Solution: Modern motor protection relays use digital signal analysis to measure true-sequence components. These sequence components are used for thermal model calculations and take the extra heating into consideration. Voltage imbalance which drives current imbalance can be used as a start inhibit. Sequence components are also used for calculating imbalance, phase loss and phase reversal.
NEMA-designed motors are rated for two starts from cold and one start from hot per hour. Motor jogging refers to excessive starts and can cause overheating. The motor may not get up to full speed and the forced air cooling is not effective.
Solution: Since the thermal model accurately tracks the motor’s used thermal capacity at all times, including during starts and between starts, the starts-per-hour feature may not be required.
It is included for compatibility with protection relays that do not have dynamic thermal-modeling capability.
Motor Protection and the NEC
The NEC requires the motor to be protected by overload devices against excessive heating due to overload and failure to start (Article 430 Section III).
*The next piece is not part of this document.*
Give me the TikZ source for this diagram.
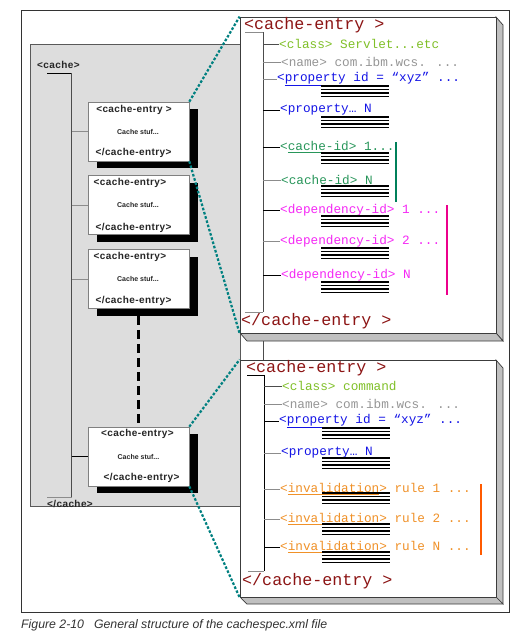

Article 430, Section IV also specifies the use of devices to protect against overcurrents such as short circuits and grounds. Both of these NEC requirements and many additional functions can be met with the use of a multifunction motor protection relay.
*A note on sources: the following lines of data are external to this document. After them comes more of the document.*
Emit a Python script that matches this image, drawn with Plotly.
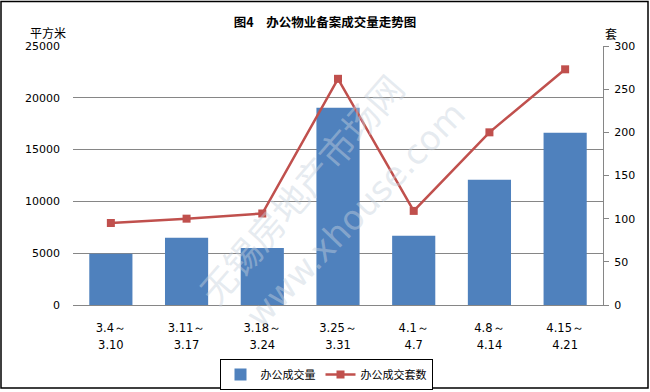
import plotly.graph_objects as go

categories = ["3.4～\n3.10", "3.11～\n3.17", "3.18～\n3.24", "3.25～\n3.31", "4.1～\n4.7", "4.8～\n4.14", "4.15～\n4.21"]
area_values = [4950, 6480, 5500, 19050, 6680, 12080, 16620]
unit_values = [95, 100, 106, 262, 109, 200, 273]
left_ticks = [0, 5000, 10000, 15000, 20000, 25000]
right_ticks = [0, 50, 100, 150, 200, 250, 300]

W, H = 650, 392
L, R, T, B = 73, 47, 46, 87
pw, ph = W - L - R, H - T - B

def px_x(p):
    return (p - L) / pw

def px_y(p):
    return (H - B - p) / ph

tick_text = ["<span style='font-size:11.5px'>" + c.split("\n")[0] + "</span><br><span style='font-size:11.5px'>" + c.split("\n")[1] + "</span>" for c in categories]

fig = go.Figure()
fig.add_trace(go.Bar(
    x=categories, y=area_values, name="办公成交量",
    marker=dict(color="#4F81BD", line=dict(width=0)),
    width=0.57, yaxis="y",
))
fig.add_trace(go.Scatter(
    x=categories, y=unit_values, name="办公成交套数",
    mode="lines+markers",
    line=dict(color="#C0504D", width=2.5),
    marker=dict(symbol="square", size=8, color="#C0504D"),
    yaxis="y2",
))

fig.update_layout(
    width=W, height=H, autosize=False,
    margin=dict(l=L, r=R, t=T, b=B, pad=0, autoexpand=False),
    paper_bgcolor="white", plot_bgcolor="white",
    font=dict(family="DejaVu Sans, Noto Sans CJK SC", size=11, color="#000000"),
    title=dict(text="<b>图4　办公物业备案成交量走势图</b>", x=0.5, xanchor="center",
               y=1 - 23 / H, yanchor="middle", automargin=False,
               font=dict(family="Noto Sans CJK SC", size=12.5, color="#000000")),
    bargap=0.43,
    showlegend=True,
    legend=dict(orientation="h", x=px_x(326), xanchor="center", y=px_y(359), yanchor="top",
                bordercolor="#000000", borderwidth=1, bgcolor="white",
                font=dict(family="Noto Sans CJK SC", size=11, color="#000000"),
                itemwidth=30, tracegroupgap=0),
    xaxis=dict(
        tickmode="array", tickvals=categories, ticktext=tick_text,
        tickfont=dict(size=13, family="DejaVu Sans", color="#000000"),
        showline=True, linecolor="#868686", linewidth=1,
        ticks="", showgrid=False, ticklabelstandoff=10, automargin=False,
    ),
    yaxis=dict(
        range=[0, 25000], tickmode="array", tickvals=left_ticks,
        ticktext=[str(v) for v in left_ticks],
        showgrid=True, gridcolor="#868686", gridwidth=1,
        showline=False, zeroline=False, ticks="",
        ticklabelstandoff=12, automargin=False,
        tickfont=dict(size=11, family="DejaVu Sans", color="#000000"),
    ),
    yaxis2=dict(
        range=[0, 300], overlaying="y", side="right", tickmode="array",
        tickvals=right_ticks, ticktext=[str(v) for v in right_ticks],
        showgrid=False, zeroline=False,
        showline=True, linecolor="#868686", linewidth=1,
        ticks="outside", ticklen=5, tickcolor="#868686",
        ticklabelstandoff=3, automargin=False,
        tickfont=dict(size=11, family="DejaVu Sans", color="#000000"),
    ),
    shapes=[dict(type="rect", xref="paper", yref="paper",
                 x0=px_x(1), x1=px_x(648), y0=px_y(388), y1=px_y(1.5),
                 line=dict(color="#000000", width=1.5), fillcolor="rgba(0,0,0,0)", layer="below")],
    annotations=[
        dict(text="平方米", xref="paper", yref="paper", x=px_x(48), y=px_y(32),
             showarrow=False, xanchor="center", yanchor="middle",
             font=dict(family="Noto Sans CJK SC", size=12, color="#000000")),
        dict(text="套", xref="paper", yref="paper", x=px_x(611), y=px_y(33),
             showarrow=False, xanchor="center", yanchor="middle",
             font=dict(family="Noto Sans CJK SC", size=12, color="#000000")),
        dict(text="无锡房地产市场网", xref="paper", yref="paper", x=px_x(300), y=px_y(188),
             showarrow=False, textangle=-49,
             font=dict(family="Noto Sans CJK SC", size=36, color="rgba(200,210,222,0.45)")),
        dict(text="www.xhouse.com", xref="paper", yref="paper", x=px_x(355), y=px_y(215),
             showarrow=False, textangle=-46,
             font=dict(family="DejaVu Sans", size=34, color="rgba(200,210,222,0.45)")),
    ],
)

fig.write_html("out.html", config={"displayModeBar": False},
               post_script="document.body.style.margin='0';document.body.style.padding='0';")
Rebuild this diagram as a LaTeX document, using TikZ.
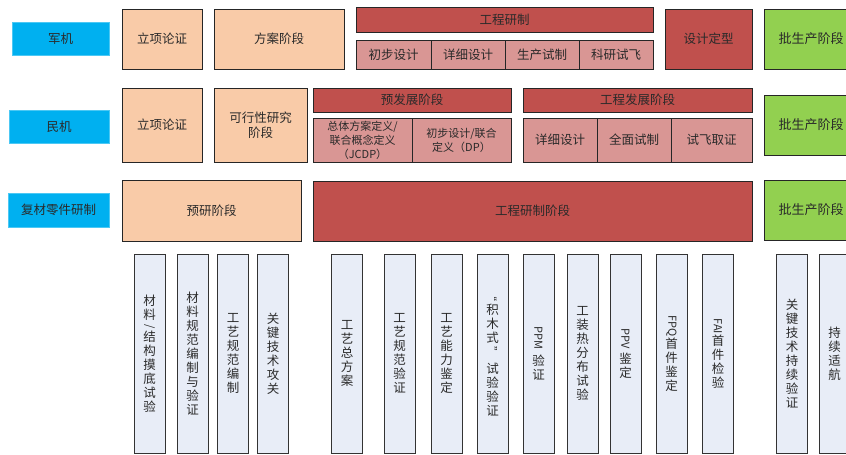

Article 430.32 (A)(4) requires the use of a protection device having embedded temperature detectors that cause current to the motor to be interrupted when the motor attains a temperature rise greater than marked on the nameplate in an ambient temperature of 40°C for motors larger than 1500 hp.
The NEC defines minimum requirements and is intended to provide protection from fire. Protection relays can provide many enhancements above simple fire protection.
Network communications can be added to a motor protection relay to allow remote metering of currents, voltages and temperatures. Data logging is a useful feature for troubleshooting and comparing event sequences with process stages. Analysis of information can often show operational issues.